■ **What to work on**
Reproduce precisely the lines of the listing below, starting with the line that contains "Reproduce this chart with Plotly." and stopping after the line that contains "-6.61, -7.04]"; include nothing else.

■ **Material supplied**
----

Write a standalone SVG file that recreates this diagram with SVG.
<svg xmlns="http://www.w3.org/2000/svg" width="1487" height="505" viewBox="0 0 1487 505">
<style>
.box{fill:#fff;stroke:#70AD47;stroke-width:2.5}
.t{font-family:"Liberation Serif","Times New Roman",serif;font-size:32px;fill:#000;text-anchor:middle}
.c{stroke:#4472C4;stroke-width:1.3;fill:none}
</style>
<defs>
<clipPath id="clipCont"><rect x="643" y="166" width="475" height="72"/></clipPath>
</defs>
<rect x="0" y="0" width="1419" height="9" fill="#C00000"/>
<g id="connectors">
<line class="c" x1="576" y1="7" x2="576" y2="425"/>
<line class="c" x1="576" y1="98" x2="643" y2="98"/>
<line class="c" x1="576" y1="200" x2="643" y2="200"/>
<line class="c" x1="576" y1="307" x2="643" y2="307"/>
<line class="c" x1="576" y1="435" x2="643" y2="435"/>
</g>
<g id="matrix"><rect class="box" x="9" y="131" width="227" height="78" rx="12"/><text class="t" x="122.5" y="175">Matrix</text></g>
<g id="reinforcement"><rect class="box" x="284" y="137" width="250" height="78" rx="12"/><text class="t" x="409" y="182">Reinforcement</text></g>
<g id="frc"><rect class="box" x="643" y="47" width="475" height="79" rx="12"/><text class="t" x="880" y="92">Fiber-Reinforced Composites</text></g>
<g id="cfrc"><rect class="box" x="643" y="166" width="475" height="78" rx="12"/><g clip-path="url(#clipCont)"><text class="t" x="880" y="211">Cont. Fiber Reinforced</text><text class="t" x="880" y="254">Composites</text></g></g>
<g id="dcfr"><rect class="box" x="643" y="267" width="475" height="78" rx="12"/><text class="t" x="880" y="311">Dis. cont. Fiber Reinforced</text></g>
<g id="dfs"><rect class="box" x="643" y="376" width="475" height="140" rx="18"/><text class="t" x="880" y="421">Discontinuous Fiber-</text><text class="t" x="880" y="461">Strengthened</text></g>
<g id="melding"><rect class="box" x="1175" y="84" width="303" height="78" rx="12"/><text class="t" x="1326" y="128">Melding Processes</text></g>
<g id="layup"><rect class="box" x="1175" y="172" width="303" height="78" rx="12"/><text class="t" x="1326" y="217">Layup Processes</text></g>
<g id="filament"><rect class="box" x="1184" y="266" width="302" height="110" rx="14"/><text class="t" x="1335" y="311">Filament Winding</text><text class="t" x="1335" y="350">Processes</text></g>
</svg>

----

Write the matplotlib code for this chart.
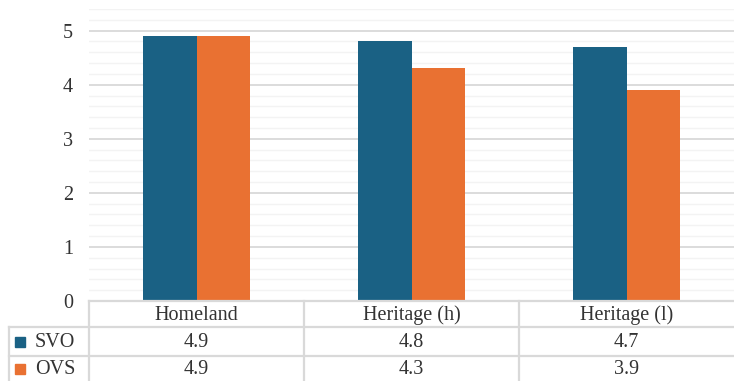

----

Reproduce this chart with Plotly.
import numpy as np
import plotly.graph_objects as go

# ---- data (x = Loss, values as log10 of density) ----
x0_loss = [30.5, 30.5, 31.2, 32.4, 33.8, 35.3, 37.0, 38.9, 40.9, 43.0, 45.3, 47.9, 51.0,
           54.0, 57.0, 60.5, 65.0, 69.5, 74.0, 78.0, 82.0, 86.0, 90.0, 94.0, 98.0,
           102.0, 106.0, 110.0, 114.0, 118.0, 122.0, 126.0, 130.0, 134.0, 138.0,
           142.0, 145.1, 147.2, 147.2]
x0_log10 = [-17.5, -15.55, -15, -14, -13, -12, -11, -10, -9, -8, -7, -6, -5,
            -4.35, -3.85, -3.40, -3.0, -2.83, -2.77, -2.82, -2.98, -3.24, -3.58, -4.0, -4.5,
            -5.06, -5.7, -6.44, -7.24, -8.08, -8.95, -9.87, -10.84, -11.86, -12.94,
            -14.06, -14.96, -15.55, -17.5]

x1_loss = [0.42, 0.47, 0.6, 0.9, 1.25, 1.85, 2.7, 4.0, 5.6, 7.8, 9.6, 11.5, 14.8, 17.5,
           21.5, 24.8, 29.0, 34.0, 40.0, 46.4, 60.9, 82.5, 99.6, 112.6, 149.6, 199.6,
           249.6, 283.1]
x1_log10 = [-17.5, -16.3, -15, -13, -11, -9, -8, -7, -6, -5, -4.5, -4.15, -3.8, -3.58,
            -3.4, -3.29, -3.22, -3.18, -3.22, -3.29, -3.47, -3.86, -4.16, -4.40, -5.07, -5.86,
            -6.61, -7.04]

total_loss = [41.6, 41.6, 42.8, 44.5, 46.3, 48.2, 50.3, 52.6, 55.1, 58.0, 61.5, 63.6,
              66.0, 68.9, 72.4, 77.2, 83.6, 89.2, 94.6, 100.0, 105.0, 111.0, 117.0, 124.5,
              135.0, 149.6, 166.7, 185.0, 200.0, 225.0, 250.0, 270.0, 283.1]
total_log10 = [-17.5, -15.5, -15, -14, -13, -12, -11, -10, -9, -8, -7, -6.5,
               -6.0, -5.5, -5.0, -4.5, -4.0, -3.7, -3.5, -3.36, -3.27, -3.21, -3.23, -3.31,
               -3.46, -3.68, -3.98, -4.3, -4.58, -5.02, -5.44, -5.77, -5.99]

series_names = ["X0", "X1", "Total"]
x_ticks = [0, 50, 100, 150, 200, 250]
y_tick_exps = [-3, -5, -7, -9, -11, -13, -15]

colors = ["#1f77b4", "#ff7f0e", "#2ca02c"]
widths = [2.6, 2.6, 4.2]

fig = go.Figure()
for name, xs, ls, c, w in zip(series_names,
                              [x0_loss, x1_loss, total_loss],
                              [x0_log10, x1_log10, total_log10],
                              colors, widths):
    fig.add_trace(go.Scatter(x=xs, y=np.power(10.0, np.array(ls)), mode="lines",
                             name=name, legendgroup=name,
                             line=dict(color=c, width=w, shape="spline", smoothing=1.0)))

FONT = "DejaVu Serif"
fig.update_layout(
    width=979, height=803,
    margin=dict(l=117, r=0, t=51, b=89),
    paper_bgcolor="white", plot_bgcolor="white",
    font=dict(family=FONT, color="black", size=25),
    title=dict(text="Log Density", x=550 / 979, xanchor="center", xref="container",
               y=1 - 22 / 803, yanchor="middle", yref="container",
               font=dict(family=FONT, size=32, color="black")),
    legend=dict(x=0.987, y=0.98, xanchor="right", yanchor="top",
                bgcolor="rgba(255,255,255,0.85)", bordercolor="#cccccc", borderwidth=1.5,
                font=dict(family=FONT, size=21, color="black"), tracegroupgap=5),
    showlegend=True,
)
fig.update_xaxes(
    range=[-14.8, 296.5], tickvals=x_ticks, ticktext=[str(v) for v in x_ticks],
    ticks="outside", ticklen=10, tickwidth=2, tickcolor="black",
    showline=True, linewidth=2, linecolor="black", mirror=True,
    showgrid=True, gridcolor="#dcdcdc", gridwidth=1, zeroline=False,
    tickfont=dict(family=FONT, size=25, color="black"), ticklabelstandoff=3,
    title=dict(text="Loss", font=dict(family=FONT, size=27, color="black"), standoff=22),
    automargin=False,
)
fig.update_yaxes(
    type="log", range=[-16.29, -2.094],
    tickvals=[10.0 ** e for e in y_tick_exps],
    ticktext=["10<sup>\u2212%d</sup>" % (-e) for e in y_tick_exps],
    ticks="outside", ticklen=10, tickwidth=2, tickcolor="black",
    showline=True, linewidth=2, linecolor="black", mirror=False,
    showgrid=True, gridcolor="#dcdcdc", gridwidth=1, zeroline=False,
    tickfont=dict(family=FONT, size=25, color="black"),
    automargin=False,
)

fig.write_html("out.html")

----

■ **Complete output**
Reproduce this chart with Plotly.
import numpy as np
import plotly.graph_objects as go

# ---- data (x = Loss, values as log10 of density) ----
x0_loss = [30.5, 30.5, 31.2, 32.4, 33.8, 35.3, 37.0, 38.9, 40.9, 43.0, 45.3, 47.9, 51.0,
           54.0, 57.0, 60.5, 65.0, 69.5, 74.0, 78.0, 82.0, 86.0, 90.0, 94.0, 98.0,
           102.0, 106.0, 110.0, 114.0, 118.0, 122.0, 126.0, 130.0, 134.0, 138.0,
           142.0, 145.1, 147.2, 147.2]
x0_log10 = [-17.5, -15.55, -15, -14, -13, -12, -11, -10, -9, -8, -7, -6, -5,
            -4.35, -3.85, -3.40, -3.0, -2.83, -2.77, -2.82, -2.98, -3.24, -3.58, -4.0, -4.5,
            -5.06, -5.7, -6.44, -7.24, -8.08, -8.95, -9.87, -10.84, -11.86, -12.94,
            -14.06, -14.96, -15.55, -17.5]

x1_loss = [0.42, 0.47, 0.6, 0.9, 1.25, 1.85, 2.7, 4.0, 5.6, 7.8, 9.6, 11.5, 14.8, 17.5,
           21.5, 24.8, 29.0, 34.0, 40.0, 46.4, 60.9, 82.5, 99.6, 112.6, 149.6, 199.6,
           249.6, 283.1]
x1_log10 = [-17.5, -16.3, -15, -13, -11, -9, -8, -7, -6, -5, -4.5, -4.15, -3.8, -3.58,
            -3.4, -3.29, -3.22, -3.18, -3.22, -3.29, -3.47, -3.86, -4.16, -4.40, -5.07, -5.86,
            -6.61, -7.04]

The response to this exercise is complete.